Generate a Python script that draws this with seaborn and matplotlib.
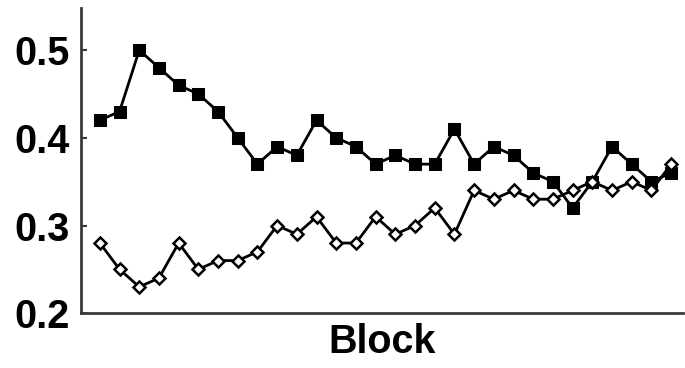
import matplotlib
matplotlib.use("Agg")
import matplotlib.pyplot as plt
import seaborn as sns
import pandas as pd

# Proportion per block for the two conditions
blocks = list(range(1, 31))
filled_vals = [0.42, 0.43, 0.50, 0.48, 0.46, 0.45, 0.43, 0.40, 0.37, 0.39,
               0.38, 0.42, 0.40, 0.39, 0.37, 0.38, 0.37, 0.37, 0.41, 0.37,
               0.39, 0.38, 0.36, 0.35, 0.32, 0.35, 0.39, 0.37, 0.35, 0.36]
open_vals = [0.28, 0.25, 0.23, 0.24, 0.28, 0.25, 0.26, 0.26, 0.27, 0.30,
             0.29, 0.31, 0.28, 0.28, 0.31, 0.29, 0.30, 0.32, 0.29, 0.34,
             0.33, 0.34, 0.33, 0.33, 0.34, 0.35, 0.34, 0.35, 0.34, 0.37]
ytick_vals = [0.2, 0.3, 0.4, 0.5]
ytick_labels = ["0.2", "0.3", "0.4", "0.5"]

df = pd.DataFrame({"Block": blocks, "filled": filled_vals, "open": open_vals})

sns.set_theme(style="white")
plt.rcParams["font.family"] = ["Liberation Sans", "DejaVu Sans"]
plt.rcParams["text.color"] = "black"
plt.rcParams["axes.labelcolor"] = "black"
plt.rcParams["ytick.labelcolor"] = "black"

fig = plt.figure(figsize=(6.85, 3.68), dpi=100)
ax = fig.add_axes([0.118, 0.149, 0.879, 0.829])

sns.lineplot(data=df, x="Block", y="filled", ax=ax, color="black",
             marker="s", markersize=9, linewidth=2.0,
             markerfacecolor="black", markeredgecolor="black", zorder=2)
sns.lineplot(data=df, x="Block", y="open", ax=ax, color="black",
             marker="D", markersize=6.5, linewidth=2.0,
             markerfacecolor="white", markeredgecolor="black",
             markeredgewidth=1.8, zorder=3)

ax.set_xlim(0.035, 30.6)
ax.set_ylim(0.2, 0.548)
ax.set_yticks(ytick_vals)
ax.set_yticklabels(ytick_labels, fontsize=28.5, fontweight="bold", color="black")
ax.set_xticks([])
ax.set_ylabel("")
ax.set_xlabel("Block", fontsize=28.5, fontweight="bold", labelpad=7, color="black")

for side in ("top", "right"):
    ax.spines[side].set_visible(False)
for side in ("left", "bottom"):
    ax.spines[side].set_color("#3a3a3a")
    ax.spines[side].set_linewidth(2.0)

ax.tick_params(axis="y", direction="in", length=4, width=1.5,
               color="#3a3a3a", pad=8, left=True)

fig.savefig("out.png", dpi=100, facecolor="white")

○ ○ ○ ○ ○

**DIRECTION**
Print out the lines exactly, skipping any picture.

**SOLUTION**
Generate a Python script that draws this with seaborn and matplotlib.
import matplotlib
matplotlib.use("Agg")
import matplotlib.pyplot as plt
import seaborn as sns
import pandas as pd

# Proportion per block for the two conditions
blocks = list(range(1, 31))
filled_vals = [0.42, 0.43, 0.50, 0.48, 0.46, 0.45, 0.43, 0.40, 0.37, 0.39,
               0.38, 0.42, 0.40, 0.39, 0.37, 0.38, 0.37, 0.37, 0.41, 0.37,
               0.39, 0.38, 0.36, 0.35, 0.32, 0.35, 0.39, 0.37, 0.35, 0.36]
open_vals = [0.28, 0.25, 0.23, 0.24, 0.28, 0.25, 0.26, 0.26, 0.27, 0.30,
             0.29, 0.31, 0.28, 0.28, 0.31, 0.29, 0.30, 0.32, 0.29, 0.34,
             0.33, 0.34, 0.33, 0.33, 0.34, 0.35, 0.34, 0.35, 0.34, 0.37]
ytick_vals = [0.2, 0.3, 0.4, 0.5]
ytick_labels = ["0.2", "0.3", "0.4", "0.5"]

df = pd.DataFrame({"Block": blocks, "filled": filled_vals, "open": open_vals})

sns.set_theme(style="white")
plt.rcParams["font.family"] = ["Liberation Sans", "DejaVu Sans"]
plt.rcParams["text.color"] = "black"
plt.rcParams["axes.labelcolor"] = "black"
plt.rcParams["ytick.labelcolor"] = "black"

fig = plt.figure(figsize=(6.85, 3.68), dpi=100)
ax = fig.add_axes([0.118, 0.149, 0.879, 0.829])

sns.lineplot(data=df, x="Block", y="filled", ax=ax, color="black",
             marker="s", markersize=9, linewidth=2.0,
             markerfacecolor="black", markeredgecolor="black", zorder=2)
sns.lineplot(data=df, x="Block", y="open", ax=ax, color="black",
             marker="D", markersize=6.5, linewidth=2.0,
             markerfacecolor="white", markeredgecolor="black",
             markeredgewidth=1.8, zorder=3)

ax.set_xlim(0.035, 30.6)
ax.set_ylim(0.2, 0.548)
ax.set_yticks(ytick_vals)
ax.set_yticklabels(ytick_labels, fontsize=28.5, fontweight="bold", color="black")
ax.set_xticks([])
ax.set_ylabel("")
ax.set_xlabel("Block", fontsize=28.5, fontweight="bold", labelpad=7, color="black")

for side in ("top", "right"):
    ax.spines[side].set_visible(False)
for side in ("left", "bottom"):
    ax.spines[side].set_color("#3a3a3a")
    ax.spines[side].set_linewidth(2.0)

ax.tick_params(axis="y", direction="in", length=4, width=1.5,
               color="#3a3a3a", pad=8, left=True)

fig.savefig("out.png", dpi=100, facecolor="white")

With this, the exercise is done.